--- COLLECTED DATA ---
++++++++++

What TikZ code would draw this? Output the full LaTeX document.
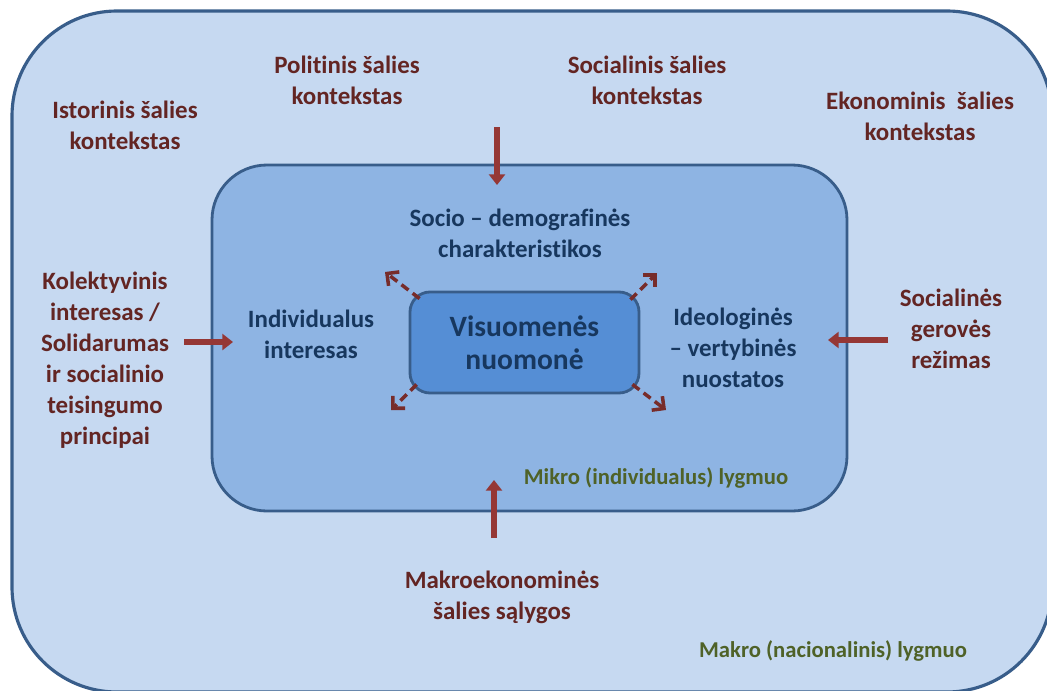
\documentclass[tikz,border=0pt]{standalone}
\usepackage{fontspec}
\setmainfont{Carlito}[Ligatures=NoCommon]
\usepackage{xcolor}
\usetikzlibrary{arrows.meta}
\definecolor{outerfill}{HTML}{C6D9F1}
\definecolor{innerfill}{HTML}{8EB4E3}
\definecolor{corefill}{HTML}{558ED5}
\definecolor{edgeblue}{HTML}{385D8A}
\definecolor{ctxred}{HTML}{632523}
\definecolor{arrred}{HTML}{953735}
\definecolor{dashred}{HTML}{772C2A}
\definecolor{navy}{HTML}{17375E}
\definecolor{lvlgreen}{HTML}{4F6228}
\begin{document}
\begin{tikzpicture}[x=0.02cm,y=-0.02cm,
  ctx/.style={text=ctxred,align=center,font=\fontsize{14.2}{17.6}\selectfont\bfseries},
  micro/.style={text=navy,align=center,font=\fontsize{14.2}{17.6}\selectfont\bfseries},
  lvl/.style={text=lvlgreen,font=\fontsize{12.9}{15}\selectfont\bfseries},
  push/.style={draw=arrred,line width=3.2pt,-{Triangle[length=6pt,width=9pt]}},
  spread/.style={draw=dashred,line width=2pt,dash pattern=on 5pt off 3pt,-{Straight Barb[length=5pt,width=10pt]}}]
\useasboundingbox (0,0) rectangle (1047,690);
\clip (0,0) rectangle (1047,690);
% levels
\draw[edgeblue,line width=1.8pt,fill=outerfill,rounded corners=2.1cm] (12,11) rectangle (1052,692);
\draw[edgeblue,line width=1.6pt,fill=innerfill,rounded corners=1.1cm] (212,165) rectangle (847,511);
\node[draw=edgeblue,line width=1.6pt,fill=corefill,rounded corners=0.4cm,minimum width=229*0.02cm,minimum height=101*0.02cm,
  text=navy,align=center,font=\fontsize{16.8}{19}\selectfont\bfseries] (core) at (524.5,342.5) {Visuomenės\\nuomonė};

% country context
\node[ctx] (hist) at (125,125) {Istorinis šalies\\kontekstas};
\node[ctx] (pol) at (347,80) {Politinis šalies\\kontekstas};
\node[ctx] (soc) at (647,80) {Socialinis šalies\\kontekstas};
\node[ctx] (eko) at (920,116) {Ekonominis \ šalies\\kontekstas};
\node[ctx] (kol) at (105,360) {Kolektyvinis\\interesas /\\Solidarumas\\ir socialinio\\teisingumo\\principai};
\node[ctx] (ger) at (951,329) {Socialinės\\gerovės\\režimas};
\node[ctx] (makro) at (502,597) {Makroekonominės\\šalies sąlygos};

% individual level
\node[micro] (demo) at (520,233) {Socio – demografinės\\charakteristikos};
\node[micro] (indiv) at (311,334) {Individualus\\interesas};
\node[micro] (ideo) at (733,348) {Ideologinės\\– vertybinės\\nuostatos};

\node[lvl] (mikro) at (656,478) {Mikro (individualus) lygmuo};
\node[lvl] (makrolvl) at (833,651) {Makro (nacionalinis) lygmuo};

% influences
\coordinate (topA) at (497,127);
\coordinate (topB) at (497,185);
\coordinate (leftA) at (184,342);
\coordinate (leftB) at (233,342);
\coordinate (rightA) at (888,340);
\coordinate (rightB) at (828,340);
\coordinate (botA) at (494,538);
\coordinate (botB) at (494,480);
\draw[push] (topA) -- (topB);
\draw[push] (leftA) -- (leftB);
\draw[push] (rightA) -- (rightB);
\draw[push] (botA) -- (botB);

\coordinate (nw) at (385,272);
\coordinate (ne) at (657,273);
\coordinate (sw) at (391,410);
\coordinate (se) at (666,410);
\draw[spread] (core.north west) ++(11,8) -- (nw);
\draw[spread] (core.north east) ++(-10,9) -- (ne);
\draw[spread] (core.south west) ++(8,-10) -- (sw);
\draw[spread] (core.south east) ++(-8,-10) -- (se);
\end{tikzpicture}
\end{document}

++++++++++

Reproduce each line word for word and drop the pictures.

--- SOLUTION ---
What TikZ code would draw this? Output the full LaTeX document.
\documentclass[tikz,border=0pt]{standalone}
\usepackage{fontspec}
\setmainfont{Carlito}[Ligatures=NoCommon]
\usepackage{xcolor}
\usetikzlibrary{arrows.meta}
\definecolor{outerfill}{HTML}{C6D9F1}
\definecolor{innerfill}{HTML}{8EB4E3}
\definecolor{corefill}{HTML}{558ED5}
\definecolor{edgeblue}{HTML}{385D8A}
\definecolor{ctxred}{HTML}{632523}
\definecolor{arrred}{HTML}{953735}
\definecolor{dashred}{HTML}{772C2A}
\definecolor{navy}{HTML}{17375E}
\definecolor{lvlgreen}{HTML}{4F6228}
\begin{document}
\begin{tikzpicture}[x=0.02cm,y=-0.02cm,
  ctx/.style={text=ctxred,align=center,font=\fontsize{14.2}{17.6}\selectfont\bfseries},
  micro/.style={text=navy,align=center,font=\fontsize{14.2}{17.6}\selectfont\bfseries},
  lvl/.style={text=lvlgreen,font=\fontsize{12.9}{15}\selectfont\bfseries},
  push/.style={draw=arrred,line width=3.2pt,-{Triangle[length=6pt,width=9pt]}},
  spread/.style={draw=dashred,line width=2pt,dash pattern=on 5pt off 3pt,-{Straight Barb[length=5pt,width=10pt]}}]
\useasboundingbox (0,0) rectangle (1047,690);
\clip (0,0) rectangle (1047,690);
% levels
\draw[edgeblue,line width=1.8pt,fill=outerfill,rounded corners=2.1cm] (12,11) rectangle (1052,692);
\draw[edgeblue,line width=1.6pt,fill=innerfill,rounded corners=1.1cm] (212,165) rectangle (847,511);
\node[draw=edgeblue,line width=1.6pt,fill=corefill,rounded corners=0.4cm,minimum width=229*0.02cm,minimum height=101*0.02cm,
  text=navy,align=center,font=\fontsize{16.8}{19}\selectfont\bfseries] (core) at (524.5,342.5) {Visuomenės\\nuomonė};

% country context
\node[ctx] (hist) at (125,125) {Istorinis šalies\\kontekstas};
\node[ctx] (pol) at (347,80) {Politinis šalies\\kontekstas};
\node[ctx] (soc) at (647,80) {Socialinis šalies\\kontekstas};
\node[ctx] (eko) at (920,116) {Ekonominis \ šalies\\kontekstas};
\node[ctx] (kol) at (105,360) {Kolektyvinis\\interesas /\\Solidarumas\\ir socialinio\\teisingumo\\principai};
\node[ctx] (ger) at (951,329) {Socialinės\\gerovės\\režimas};
\node[ctx] (makro) at (502,597) {Makroekonominės\\šalies sąlygos};

% individual level
\node[micro] (demo) at (520,233) {Socio – demografinės\\charakteristikos};
\node[micro] (indiv) at (311,334) {Individualus\\interesas};
\node[micro] (ideo) at (733,348) {Ideologinės\\– vertybinės\\nuostatos};

\node[lvl] (mikro) at (656,478) {Mikro (individualus) lygmuo};
\node[lvl] (makrolvl) at (833,651) {Makro (nacionalinis) lygmuo};

% influences
\coordinate (topA) at (497,127);
\coordinate (topB) at (497,185);
\coordinate (leftA) at (184,342);
\coordinate (leftB) at (233,342);
\coordinate (rightA) at (888,340);
\coordinate (rightB) at (828,340);
\coordinate (botA) at (494,538);
\coordinate (botB) at (494,480);
\draw[push] (topA) -- (topB);
\draw[push] (leftA) -- (leftB);
\draw[push] (rightA) -- (rightB);
\draw[push] (botA) -- (botB);

\coordinate (nw) at (385,272);
\coordinate (ne) at (657,273);
\coordinate (sw) at (391,410);
\coordinate (se) at (666,410);
\draw[spread] (core.north west) ++(11,8) -- (nw);
\draw[spread] (core.north east) ++(-10,9) -- (ne);
\draw[spread] (core.south west) ++(8,-10) -- (sw);
\draw[spread] (core.south east) ++(-8,-10) -- (se);
\end{tikzpicture}
\end{document}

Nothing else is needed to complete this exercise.